The Kindness of Strangers

Almost three months ago, I learned that my father was seriously ill. As the situation evolved, he went into a skilled nursing facility and then we transferred him across country into an assisted living facility closer to my sister and her family. In the process, we had to close his home, make decisions about the disposition of all his possessions, deal with a million business details, and close up his life of almost 50 years in Dallas.

But what I want to reflect on tonight (my last night before returning home) is the kindness of strangers. There is no way we could have completed this process without help from many people: family, friends, acquaintances, professionals and service workers, and people we never knew until this set of crises occurred.

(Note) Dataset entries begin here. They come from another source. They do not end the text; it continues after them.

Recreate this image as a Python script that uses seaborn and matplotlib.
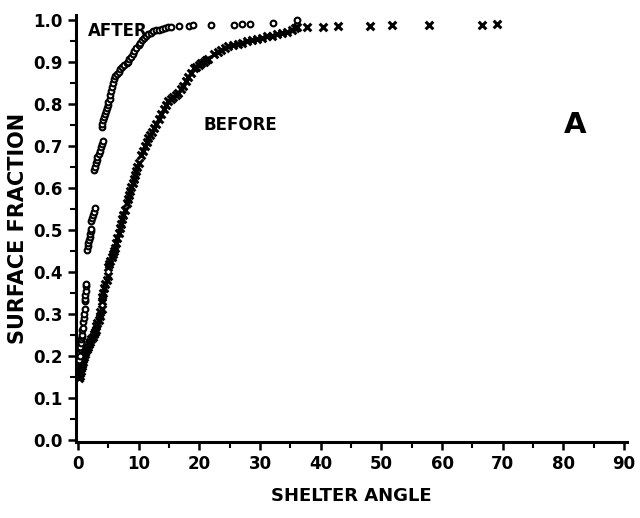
import matplotlib
matplotlib.use("Agg")
import matplotlib.pyplot as plt
from matplotlib.ticker import MultipleLocator
import seaborn as sns
import pandas as pd

after_x = [0.2, 0.3, 0.3, 0.4, 0.5, 0.5, 0.6, 0.7, 0.7, 0.8, 0.9, 1.0, 1.0, 1.1, 1.1, 1.2, 1.2, 1.3, 1.3, 1.4,
           1.5, 1.6, 1.7, 1.8, 1.9, 2.0, 2.1, 2.2,
           2.2, 2.3, 2.5, 2.6, 2.8,
           2.6, 2.8, 2.9, 3.1, 3.2, 3.4, 3.6, 3.8, 4.0, 4.2,
           3.9, 4.0, 4.1, 4.3, 4.4, 4.6, 4.7, 4.9, 5.0, 5.2,
           5.2, 5.4, 5.6, 5.8, 6.0,
           6.1, 6.4, 6.7, 7.0, 7.3, 7.6, 8.0, 8.3,
           8.4, 8.7, 9.0, 9.3, 9.6, 10.0,
           10.3, 10.6, 10.9, 11.2, 11.6,
           12.0, 12.4, 12.8, 13.3, 13.8, 14.3, 14.9,
           15.4, 16.7, 18.3, 19.0, 21.9, 25.7, 27.1, 28.4, 32.2, 36.1]
after_y = [0.19, 0.20, 0.215, 0.22, 0.23, 0.24, 0.245, 0.25, 0.26, 0.265, 0.28, 0.29, 0.30, 0.31, 0.33, 0.335, 0.345, 0.355, 0.365, 0.37,
           0.452, 0.46, 0.468, 0.475, 0.483, 0.49, 0.496, 0.502,
           0.52, 0.527, 0.535, 0.543, 0.552,
           0.642, 0.65, 0.658, 0.665, 0.673, 0.68, 0.688, 0.696, 0.703, 0.71,
           0.745, 0.752, 0.76, 0.767, 0.775, 0.783, 0.79, 0.797, 0.803, 0.81,
           0.82, 0.83, 0.84, 0.85, 0.858,
           0.866, 0.871, 0.876, 0.882, 0.887, 0.892, 0.897, 0.90,
           0.905, 0.912, 0.918, 0.925, 0.932, 0.94,
           0.945, 0.951, 0.956, 0.961, 0.966,
           0.969, 0.972, 0.974, 0.976, 0.978, 0.98, 0.982,
           0.983, 0.984, 0.985, 0.986, 0.987, 0.988, 0.989, 0.99, 0.991, 0.998]

before_x = [0.2, 0.3, 0.4, 0.5, 0.5, 0.6, 0.7, 0.8, 0.9, 1.0, 1.1, 1.2, 1.4, 1.5,
            1.6, 1.8, 2.0, 2.2, 2.4, 2.6, 2.8,
            2.9, 3.0, 3.2, 3.4, 3.6, 3.7, 3.9,
            3.9, 4.0, 4.2, 4.3, 4.5, 4.7, 4.9,
            4.9, 5.1, 5.3, 5.6, 5.8, 6.0,
            6.1, 6.3, 6.5, 6.7, 6.9, 7.1, 7.3, 7.5, 7.7,
            8.0, 8.2, 8.4, 8.6, 8.8, 9.0, 9.2, 9.4, 9.6, 9.8, 10.0,
            10.4, 10.7, 11.0, 11.3, 11.6, 11.9, 12.2,
            12.5, 12.9, 13.3, 13.7, 14.1, 14.5, 14.9,
            15.3, 15.7, 16.1, 16.5,
            16.9, 17.3, 17.8, 18.2, 18.6, 19.1,
            19.5, 19.9, 20.3, 20.7, 21.1, 21.4,
            22.4, 23.0, 23.6, 24.2, 24.7, 25.5, 26.3, 27.1, 27.9, 28.7, 29.5, 30.4, 31.2, 32.0, 32.8, 33.7, 34.5, 35.2, 35.8,
            36.1, 37.7, 40.4, 42.8, 48.2, 51.8, 57.8, 66.5, 69.1]
before_y = [0.146, 0.152, 0.158, 0.163, 0.17, 0.175, 0.18, 0.186, 0.192, 0.197, 0.203, 0.208, 0.213, 0.217,
            0.221, 0.227, 0.233, 0.239, 0.245, 0.251, 0.257,
            0.262, 0.27, 0.278, 0.286, 0.295, 0.303, 0.31,
            0.33, 0.34, 0.35, 0.36, 0.37, 0.38, 0.39,
            0.41, 0.418, 0.426, 0.434, 0.442, 0.45,
            0.457, 0.468, 0.48, 0.492, 0.503, 0.514, 0.525, 0.536, 0.547,
            0.564, 0.574, 0.583, 0.592, 0.601, 0.611, 0.62, 0.63, 0.639, 0.648, 0.658,
            0.678, 0.688, 0.698, 0.708, 0.718, 0.725, 0.732,
            0.742, 0.752, 0.764, 0.775, 0.786, 0.797, 0.807,
            0.812, 0.816, 0.821, 0.825,
            0.834, 0.843, 0.854, 0.863, 0.873, 0.884,
            0.888, 0.892, 0.896, 0.90, 0.903, 0.905,
            0.917, 0.922, 0.927, 0.932, 0.936, 0.939, 0.942, 0.945, 0.948, 0.951, 0.954, 0.957, 0.96, 0.962, 0.965, 0.967, 0.97, 0.974, 0.979,
            0.982, 0.982, 0.983, 0.984, 0.985, 0.986, 0.987, 0.988, 0.99]

x_ticks = [0, 10, 20, 30, 40, 50, 60, 70, 80, 90]
y_ticks = [0.0, 0.1, 0.2, 0.3, 0.4, 0.5, 0.6, 0.7, 0.8, 0.9, 1.0]

df_after = pd.DataFrame({"angle": after_x, "fraction": after_y})
df_before = pd.DataFrame({"angle": before_x, "fraction": before_y})

sns.set_style("ticks")
FONT = ["Liberation Sans Narrow", "DejaVu Sans"]
plt.rcParams["font.family"] = FONT
for key in ("text.color", "axes.labelcolor", "xtick.color", "ytick.color", "axes.edgecolor"):
    plt.rcParams[key] = "black"

fig = plt.figure(figsize=(6.4, 5.18), dpi=100)
ax = fig.add_axes([0.119, 0.147, 0.861, 0.825])

sns.scatterplot(data=df_before, x="angle", y="fraction", ax=ax, marker="x",
                color="black", s=30, linewidth=2.2, zorder=3)
sns.scatterplot(data=df_after, x="angle", y="fraction", ax=ax, marker="o",
                facecolor="white", edgecolor="black", s=17, linewidth=1.5, zorder=4)

ax.set_xlim(-0.3, 90.5)
ax.set_ylim(-0.005, 1.012)
ax.set_xticks(x_ticks)
ax.set_yticks(y_ticks)
ax.set_xticklabels([str(v) for v in x_ticks])
ax.set_yticklabels([f"{v:.1f}" for v in y_ticks])
ax.xaxis.set_minor_locator(MultipleLocator(5))
ax.yaxis.set_minor_locator(MultipleLocator(0.05))
ax.tick_params(axis="both", which="major", direction="out", length=6, width=1.8,
               labelsize=12, colors="black")
ax.tick_params(axis="both", which="minor", direction="out", length=4, width=1.5)
for lab in ax.get_xticklabels() + ax.get_yticklabels():
    lab.set_fontweight("bold")

sns.despine(ax=ax)
for sp in ("left", "bottom"):
    ax.spines[sp].set_linewidth(2.2)
    ax.spines[sp].set_color("black")

ax.set_xlabel("SHELTER ANGLE", fontsize=13, fontweight="bold", labelpad=10, color="black")
ax.set_ylabel("SURFACE FRACTION", fontsize=15, fontweight="bold", labelpad=4, color="black")

ax.text(1.6, 0.972, "AFTER", fontsize=12, fontweight="bold", va="center", ha="left", zorder=5)
ax.text(20.7, 0.748, "BEFORE", fontsize=12, fontweight="bold", va="center", ha="left")
ax.text(81.9, 0.748, "A", fontsize=21, fontweight="bold", va="center", ha="center")

fig.savefig("out.png", dpi=100, facecolor="white")
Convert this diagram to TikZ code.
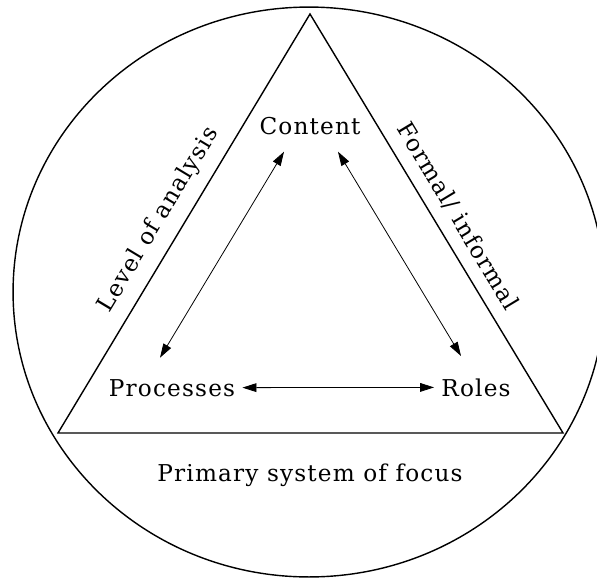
\documentclass[tikz,border=0pt]{standalone}
\usepackage{fontspec}
\setmainfont{DejaVu Serif}[LetterSpace=5]
\usetikzlibrary{arrows.meta,calc}

\begin{document}
\begin{tikzpicture}[x=0.02cm, y=-0.02cm,
    frame/.style={line width=0.8pt, draw=black},
    lbl/.style={font=\fontsize{13.2}{16}\selectfont, inner sep=4pt, anchor=base},
    side/.style={font=\fontsize{13.2}{16}\selectfont, sloped, above, inner sep=6.5pt},
    twoway/.style={{Triangle[length=8pt,width=5pt]}-{Triangle[length=8pt,width=5pt]}, line width=0.45pt}
]
    \useasboundingbox (0,0) rectangle (597,578);

    \draw[frame] (309,292) ellipse [x radius=5.92cm, y radius=5.7cm];

    \coordinate (apex) at (310,14);
    \coordinate (left) at (58,433);
    \coordinate (right) at (563,433);
    \draw[frame] (left) -- node[side, pos=0.48] (level) {Level of analysis} (apex)
        -- node[side, pos=0.51] (formal) {Formal/ informal} (right) -- cycle;

    \node[lbl] (content) at (310,134) {Content};
    \node[lbl] (processes) at (172,396) {Processes};
    \node[lbl] (roles) at (476,396) {Roles};
    \node[lbl] (focus) at (310,481) {Primary system of focus};

    \draw[twoway] ($(content.south)+(-26,10)$) -- ($(processes.north)+(-12,-14)$);
    \draw[twoway] ($(content.south)+(28,10)$) -- ($(roles.north)+(-15,-15)$);
    \draw[twoway] (processes) -- (roles);

\end{tikzpicture}
\end{document}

As the mystics have said … hidden in plain sight.

Here are just a few examples:

** the salesman from carmax who bought my father’s car and then offered to drive me home (15 miles), since I wouldn’t have a car once I left it there … and then when the deal ran into a snag (odometer problem), he personally made sure that it got taken care of while I was flying to Boston and back on a marathon weekend.

** the social worker from the health unit of the retirement community who offered to drive us, oxygen, suitcases, wheelchair, and all, to the airport last Saturday morning at 8 a.m. in her van.

** the man 2 doors down from my father in the health unit, who, despite his own infirmities, stopped by my father’s room three times a day to make sure he went for meals and waited for him if he wasn’t ready.

** my colleague in the department who, when I grabbed her in the hall (as she was running to a meeting) to ask for the name of a travel agent, was able to provide a referral on the spot that helped me work out complex logistics (including oxygen) with as little stress as possible

** the flight attendant who helped my father make his way to the rest room in first class rather than making him walk all the way to the back of the plane like everyone else

** the accountant who put her own work aside several times on very short notice in order to come to my father’s hospital room to notarize documents

** the residential coordinator at my father’s community who calmed our anxities about all the logistics involved in leaving and made the process as simple as possible

** the estate sale lady who, along with her mother, lovingly wrapped many of my parents’ possessions that were not earmarked for shipping across country and prepared them for sale; she made sure that nothing went to waste – even partially used containers of cleaning solution

** the consignment store owner who, when told that I couldn’t possibly take photographs of everything and bring them to him, volunteered to come to the house and look at furniture and household goods that would not be going on the moving van

** the nurse's aide from India who called my dad "honey" and made him feel special when he was at his weakest

** my father’s friends and neighbors who urged him to get medical care (even though he didn’t) and then stopped by his hospital room periodically in order to check in and make sure he was OK

** the nurse’s aides at Dad’s new facility in NH who cheerily stop by his room at multiple, random times during the day to make sure all is well

** the neighbor who lovingly accepted my mother’s Christmas cactus – I just couldn’t put it in the trash

** my colleagues and students at the U and my sister’s colleagues at the hospital, as well as the members of our immediate families, who have doubtless covered for countless meetings and tasks we were not able to attend to during these crises

** all the friends, family, and colleagues who sent e-mails and phone calls with energy and prayers

To the many, many people who helped make it possible for this venture to succeed … you all have my most heartfelt thanks. There’s a lot of goodness out there – it’s palpable and very real. I’m sure there are many people and events I’m not even aware of who helped us along. All I can say is that I’ll try to do the same for others in the future.